-- Work required --
Look through the listing below and work out how many of its lines hold the word "script". Give only the number.

Records from a data collection
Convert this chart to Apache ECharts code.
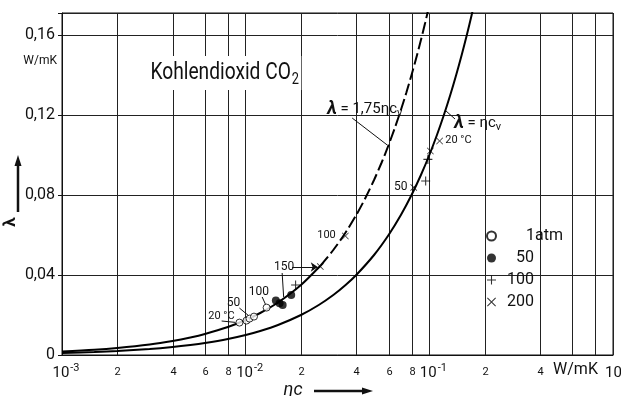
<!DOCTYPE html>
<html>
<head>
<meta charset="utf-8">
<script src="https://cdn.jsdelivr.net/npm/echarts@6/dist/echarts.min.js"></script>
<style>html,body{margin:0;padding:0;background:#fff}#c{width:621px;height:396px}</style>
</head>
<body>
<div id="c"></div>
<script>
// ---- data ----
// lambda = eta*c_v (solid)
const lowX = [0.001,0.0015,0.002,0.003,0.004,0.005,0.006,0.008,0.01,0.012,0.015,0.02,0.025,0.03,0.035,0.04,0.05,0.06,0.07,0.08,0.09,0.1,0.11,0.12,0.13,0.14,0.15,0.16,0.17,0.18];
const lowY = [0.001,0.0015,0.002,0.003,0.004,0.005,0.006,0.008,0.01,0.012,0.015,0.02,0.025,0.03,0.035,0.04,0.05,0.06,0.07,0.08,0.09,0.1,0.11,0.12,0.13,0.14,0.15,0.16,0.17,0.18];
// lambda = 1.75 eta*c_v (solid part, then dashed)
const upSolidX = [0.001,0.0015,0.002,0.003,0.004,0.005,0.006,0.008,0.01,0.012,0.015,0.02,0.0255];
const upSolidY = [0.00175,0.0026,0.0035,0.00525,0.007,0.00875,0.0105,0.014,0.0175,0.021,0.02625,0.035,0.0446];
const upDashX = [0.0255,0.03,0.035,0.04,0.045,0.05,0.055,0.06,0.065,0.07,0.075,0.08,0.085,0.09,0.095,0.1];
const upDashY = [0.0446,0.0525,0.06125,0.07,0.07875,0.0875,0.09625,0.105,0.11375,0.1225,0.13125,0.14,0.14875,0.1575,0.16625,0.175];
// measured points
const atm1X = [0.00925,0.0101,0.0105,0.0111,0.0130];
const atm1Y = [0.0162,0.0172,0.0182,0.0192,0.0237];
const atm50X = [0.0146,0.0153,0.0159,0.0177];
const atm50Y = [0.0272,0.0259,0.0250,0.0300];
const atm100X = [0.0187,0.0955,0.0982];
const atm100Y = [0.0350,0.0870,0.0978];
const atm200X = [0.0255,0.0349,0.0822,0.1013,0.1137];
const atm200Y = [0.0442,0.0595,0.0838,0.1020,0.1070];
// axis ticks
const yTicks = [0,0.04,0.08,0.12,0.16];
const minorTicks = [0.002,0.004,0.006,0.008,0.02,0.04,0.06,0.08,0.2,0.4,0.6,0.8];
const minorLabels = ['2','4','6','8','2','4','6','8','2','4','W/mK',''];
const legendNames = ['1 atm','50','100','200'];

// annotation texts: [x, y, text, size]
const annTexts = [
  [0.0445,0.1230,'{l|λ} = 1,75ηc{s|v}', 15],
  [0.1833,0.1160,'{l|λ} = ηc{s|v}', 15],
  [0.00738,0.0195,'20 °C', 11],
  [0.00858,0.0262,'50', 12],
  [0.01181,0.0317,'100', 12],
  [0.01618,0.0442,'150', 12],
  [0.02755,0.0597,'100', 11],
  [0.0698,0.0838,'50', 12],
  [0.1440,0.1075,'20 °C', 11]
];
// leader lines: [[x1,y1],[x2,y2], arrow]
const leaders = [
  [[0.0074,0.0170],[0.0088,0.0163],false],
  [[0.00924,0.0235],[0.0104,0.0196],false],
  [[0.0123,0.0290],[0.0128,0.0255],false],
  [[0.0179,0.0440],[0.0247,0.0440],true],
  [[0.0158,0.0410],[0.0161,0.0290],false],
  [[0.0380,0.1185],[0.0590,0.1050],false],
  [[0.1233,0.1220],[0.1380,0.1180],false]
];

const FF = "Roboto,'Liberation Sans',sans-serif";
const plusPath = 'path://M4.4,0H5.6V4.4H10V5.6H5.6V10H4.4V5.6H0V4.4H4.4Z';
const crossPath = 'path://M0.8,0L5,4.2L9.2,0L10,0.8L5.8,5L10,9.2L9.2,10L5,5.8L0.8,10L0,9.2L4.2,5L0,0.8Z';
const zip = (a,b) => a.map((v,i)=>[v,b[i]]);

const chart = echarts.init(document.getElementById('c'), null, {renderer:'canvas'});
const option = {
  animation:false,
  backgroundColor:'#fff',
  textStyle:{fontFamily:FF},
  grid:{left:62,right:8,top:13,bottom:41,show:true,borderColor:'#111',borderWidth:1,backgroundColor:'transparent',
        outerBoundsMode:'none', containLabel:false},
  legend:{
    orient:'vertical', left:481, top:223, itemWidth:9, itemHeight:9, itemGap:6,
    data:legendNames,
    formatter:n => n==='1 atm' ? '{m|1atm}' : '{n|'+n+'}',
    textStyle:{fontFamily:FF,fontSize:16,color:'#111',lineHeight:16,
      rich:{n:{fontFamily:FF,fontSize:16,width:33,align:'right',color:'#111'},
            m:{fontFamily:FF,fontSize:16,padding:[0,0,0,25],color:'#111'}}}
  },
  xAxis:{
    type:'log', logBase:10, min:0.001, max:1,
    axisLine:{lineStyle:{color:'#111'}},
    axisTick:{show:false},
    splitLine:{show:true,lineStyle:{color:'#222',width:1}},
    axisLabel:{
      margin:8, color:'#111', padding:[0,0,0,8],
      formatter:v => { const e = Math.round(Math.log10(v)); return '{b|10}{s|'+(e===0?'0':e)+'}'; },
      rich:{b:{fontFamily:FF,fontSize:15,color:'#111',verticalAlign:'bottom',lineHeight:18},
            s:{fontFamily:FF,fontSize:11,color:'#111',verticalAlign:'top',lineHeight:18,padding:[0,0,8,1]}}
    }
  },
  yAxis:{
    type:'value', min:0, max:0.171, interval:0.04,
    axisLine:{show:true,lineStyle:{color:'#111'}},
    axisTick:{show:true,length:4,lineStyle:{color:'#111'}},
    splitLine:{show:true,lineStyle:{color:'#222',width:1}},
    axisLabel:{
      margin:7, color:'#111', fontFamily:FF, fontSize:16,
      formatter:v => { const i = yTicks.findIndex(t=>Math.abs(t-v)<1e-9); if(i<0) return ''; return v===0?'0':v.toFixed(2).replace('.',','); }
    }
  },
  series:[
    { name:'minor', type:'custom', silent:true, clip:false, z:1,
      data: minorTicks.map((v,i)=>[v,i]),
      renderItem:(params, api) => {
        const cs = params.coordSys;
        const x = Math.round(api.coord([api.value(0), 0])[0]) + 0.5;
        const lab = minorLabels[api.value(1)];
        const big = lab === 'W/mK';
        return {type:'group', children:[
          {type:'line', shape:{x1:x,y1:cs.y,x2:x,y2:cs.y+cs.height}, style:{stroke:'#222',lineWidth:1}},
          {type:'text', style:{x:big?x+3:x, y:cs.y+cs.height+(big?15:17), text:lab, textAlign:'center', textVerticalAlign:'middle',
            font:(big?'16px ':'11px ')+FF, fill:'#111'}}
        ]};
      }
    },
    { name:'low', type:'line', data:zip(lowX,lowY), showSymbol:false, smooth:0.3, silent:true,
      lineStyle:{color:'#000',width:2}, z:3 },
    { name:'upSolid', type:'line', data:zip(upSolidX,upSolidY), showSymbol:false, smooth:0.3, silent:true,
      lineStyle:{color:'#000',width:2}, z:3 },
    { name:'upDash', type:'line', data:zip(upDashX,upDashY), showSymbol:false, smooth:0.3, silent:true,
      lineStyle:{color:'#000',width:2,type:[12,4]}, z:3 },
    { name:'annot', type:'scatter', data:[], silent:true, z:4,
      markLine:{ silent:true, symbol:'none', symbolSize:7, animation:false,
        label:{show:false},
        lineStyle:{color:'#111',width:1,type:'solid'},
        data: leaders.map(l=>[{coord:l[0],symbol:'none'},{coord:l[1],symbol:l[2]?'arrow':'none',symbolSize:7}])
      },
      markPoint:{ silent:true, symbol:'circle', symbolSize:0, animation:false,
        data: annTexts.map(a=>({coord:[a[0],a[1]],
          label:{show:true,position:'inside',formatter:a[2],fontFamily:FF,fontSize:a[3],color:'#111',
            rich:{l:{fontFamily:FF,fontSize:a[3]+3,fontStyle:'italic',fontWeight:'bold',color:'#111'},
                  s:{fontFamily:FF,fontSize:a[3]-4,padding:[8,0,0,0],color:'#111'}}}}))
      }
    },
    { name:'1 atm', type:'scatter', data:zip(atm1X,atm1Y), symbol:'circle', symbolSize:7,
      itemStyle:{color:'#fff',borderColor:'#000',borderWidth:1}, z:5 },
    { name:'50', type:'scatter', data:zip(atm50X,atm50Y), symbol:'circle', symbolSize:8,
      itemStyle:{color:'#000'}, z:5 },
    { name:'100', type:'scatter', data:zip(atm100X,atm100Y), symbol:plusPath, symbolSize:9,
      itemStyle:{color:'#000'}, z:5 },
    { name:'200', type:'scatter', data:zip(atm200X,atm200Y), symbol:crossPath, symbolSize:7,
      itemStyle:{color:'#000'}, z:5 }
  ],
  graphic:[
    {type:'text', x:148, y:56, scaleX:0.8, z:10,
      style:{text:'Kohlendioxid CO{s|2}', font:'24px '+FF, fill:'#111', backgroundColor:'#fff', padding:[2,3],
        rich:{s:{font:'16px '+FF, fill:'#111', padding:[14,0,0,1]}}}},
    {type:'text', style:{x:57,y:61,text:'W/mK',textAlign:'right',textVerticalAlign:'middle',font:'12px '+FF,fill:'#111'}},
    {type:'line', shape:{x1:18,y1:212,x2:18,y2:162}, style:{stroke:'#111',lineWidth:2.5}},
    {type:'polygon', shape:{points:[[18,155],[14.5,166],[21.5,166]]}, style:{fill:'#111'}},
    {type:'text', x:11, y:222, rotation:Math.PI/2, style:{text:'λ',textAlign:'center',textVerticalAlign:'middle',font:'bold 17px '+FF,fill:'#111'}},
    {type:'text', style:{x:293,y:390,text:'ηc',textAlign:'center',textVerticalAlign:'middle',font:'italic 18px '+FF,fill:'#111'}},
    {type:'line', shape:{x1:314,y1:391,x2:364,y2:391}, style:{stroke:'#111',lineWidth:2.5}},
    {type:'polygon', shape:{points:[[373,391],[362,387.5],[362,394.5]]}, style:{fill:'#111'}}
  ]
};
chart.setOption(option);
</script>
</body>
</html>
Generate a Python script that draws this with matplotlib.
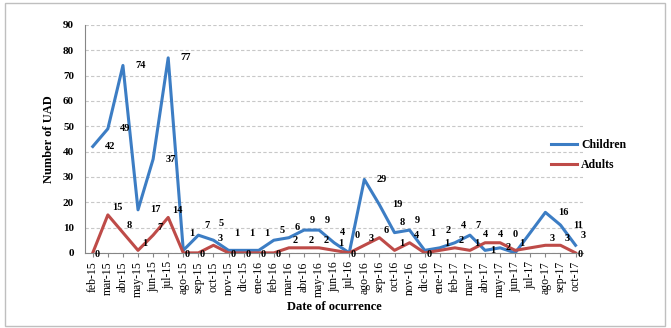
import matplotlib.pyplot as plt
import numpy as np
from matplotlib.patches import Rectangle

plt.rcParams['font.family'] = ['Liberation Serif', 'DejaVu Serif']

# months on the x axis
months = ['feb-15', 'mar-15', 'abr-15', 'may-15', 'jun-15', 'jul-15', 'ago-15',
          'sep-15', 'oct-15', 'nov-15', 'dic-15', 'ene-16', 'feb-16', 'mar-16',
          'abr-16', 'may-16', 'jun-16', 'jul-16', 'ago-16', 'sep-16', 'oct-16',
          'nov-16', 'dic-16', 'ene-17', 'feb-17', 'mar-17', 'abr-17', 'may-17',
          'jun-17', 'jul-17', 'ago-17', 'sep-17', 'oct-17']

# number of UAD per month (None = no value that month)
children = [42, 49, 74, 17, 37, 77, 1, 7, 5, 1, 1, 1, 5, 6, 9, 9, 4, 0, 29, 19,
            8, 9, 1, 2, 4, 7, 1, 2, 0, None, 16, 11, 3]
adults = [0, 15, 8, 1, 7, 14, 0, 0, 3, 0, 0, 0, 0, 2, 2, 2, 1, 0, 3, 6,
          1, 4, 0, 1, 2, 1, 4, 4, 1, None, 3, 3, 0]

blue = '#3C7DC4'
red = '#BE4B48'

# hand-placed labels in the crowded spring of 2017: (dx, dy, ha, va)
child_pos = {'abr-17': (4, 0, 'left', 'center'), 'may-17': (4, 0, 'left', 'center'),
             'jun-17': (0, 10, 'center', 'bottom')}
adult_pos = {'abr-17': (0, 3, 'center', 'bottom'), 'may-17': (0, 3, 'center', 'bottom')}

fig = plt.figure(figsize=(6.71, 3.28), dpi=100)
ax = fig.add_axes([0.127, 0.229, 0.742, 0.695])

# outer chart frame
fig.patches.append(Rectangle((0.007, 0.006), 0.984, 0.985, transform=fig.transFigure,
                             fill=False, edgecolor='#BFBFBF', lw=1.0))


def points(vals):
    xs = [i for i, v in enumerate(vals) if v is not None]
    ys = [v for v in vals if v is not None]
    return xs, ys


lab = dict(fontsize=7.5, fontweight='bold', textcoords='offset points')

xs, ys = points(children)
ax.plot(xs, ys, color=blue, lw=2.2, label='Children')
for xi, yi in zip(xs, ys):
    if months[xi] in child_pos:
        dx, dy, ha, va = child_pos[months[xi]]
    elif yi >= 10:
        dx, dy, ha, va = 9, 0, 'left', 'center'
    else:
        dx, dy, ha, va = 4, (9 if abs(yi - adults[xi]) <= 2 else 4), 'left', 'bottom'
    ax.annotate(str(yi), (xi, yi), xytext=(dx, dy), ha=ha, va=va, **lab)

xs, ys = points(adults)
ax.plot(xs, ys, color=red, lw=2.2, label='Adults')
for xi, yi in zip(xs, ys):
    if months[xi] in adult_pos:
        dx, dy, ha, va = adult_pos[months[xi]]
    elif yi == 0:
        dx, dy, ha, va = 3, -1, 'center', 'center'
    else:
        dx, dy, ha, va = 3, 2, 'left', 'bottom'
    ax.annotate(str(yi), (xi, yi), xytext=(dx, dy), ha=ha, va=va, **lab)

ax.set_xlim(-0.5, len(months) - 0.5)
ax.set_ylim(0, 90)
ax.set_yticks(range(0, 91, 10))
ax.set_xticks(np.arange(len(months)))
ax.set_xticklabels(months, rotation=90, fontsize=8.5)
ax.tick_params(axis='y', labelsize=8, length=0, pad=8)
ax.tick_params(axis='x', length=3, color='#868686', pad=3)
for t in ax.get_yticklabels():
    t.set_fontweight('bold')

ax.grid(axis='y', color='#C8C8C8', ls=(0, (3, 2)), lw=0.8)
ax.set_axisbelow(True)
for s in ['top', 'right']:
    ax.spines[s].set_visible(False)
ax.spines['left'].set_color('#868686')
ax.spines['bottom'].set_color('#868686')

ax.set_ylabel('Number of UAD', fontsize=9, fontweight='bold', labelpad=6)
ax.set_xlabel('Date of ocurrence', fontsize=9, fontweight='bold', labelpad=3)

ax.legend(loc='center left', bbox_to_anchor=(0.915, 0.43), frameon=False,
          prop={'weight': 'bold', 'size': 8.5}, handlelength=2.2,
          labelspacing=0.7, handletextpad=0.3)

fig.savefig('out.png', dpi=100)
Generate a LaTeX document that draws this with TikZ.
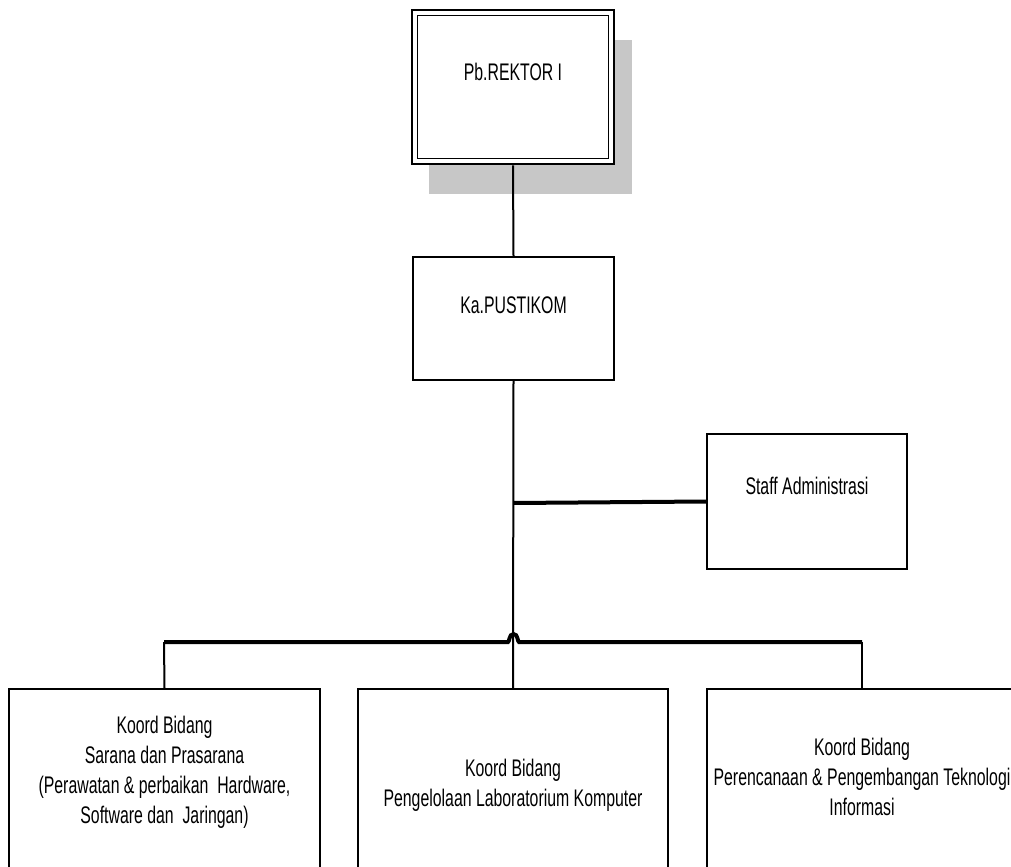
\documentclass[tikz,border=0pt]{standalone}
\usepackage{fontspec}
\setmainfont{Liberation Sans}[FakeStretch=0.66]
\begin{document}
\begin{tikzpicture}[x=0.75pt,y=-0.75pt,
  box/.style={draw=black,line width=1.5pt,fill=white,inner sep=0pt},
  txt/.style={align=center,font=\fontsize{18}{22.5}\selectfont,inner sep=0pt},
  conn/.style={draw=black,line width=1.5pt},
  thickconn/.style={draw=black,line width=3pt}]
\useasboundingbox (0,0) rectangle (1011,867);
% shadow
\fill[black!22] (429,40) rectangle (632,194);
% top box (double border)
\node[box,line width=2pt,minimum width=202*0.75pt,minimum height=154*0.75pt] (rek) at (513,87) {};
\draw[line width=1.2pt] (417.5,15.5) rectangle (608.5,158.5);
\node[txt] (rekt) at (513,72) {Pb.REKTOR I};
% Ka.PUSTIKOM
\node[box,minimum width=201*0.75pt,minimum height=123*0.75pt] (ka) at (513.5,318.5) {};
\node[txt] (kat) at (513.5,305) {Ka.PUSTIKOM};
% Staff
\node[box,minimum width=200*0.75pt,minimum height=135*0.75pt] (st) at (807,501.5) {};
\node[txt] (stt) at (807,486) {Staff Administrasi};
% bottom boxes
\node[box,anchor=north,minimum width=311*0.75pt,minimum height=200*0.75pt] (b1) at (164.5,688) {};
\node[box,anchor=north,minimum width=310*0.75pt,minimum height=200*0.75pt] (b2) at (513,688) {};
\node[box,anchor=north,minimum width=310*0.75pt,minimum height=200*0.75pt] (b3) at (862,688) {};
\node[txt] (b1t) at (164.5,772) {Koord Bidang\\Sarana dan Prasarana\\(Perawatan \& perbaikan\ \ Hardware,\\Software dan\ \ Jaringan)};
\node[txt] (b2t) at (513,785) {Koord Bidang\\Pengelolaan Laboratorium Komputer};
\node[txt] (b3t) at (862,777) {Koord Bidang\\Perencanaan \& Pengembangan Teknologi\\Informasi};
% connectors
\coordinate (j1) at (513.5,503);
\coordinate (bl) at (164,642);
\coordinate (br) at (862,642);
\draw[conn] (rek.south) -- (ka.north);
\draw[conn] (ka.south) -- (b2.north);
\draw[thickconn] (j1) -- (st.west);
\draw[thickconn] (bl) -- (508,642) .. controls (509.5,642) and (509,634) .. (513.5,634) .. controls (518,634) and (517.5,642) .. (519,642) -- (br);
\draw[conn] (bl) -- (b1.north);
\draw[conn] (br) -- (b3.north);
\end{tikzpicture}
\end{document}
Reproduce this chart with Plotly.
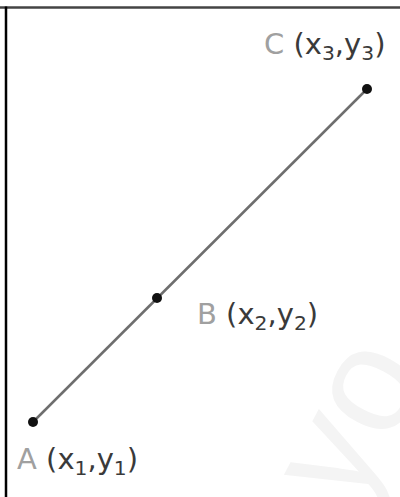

-- Full response --
4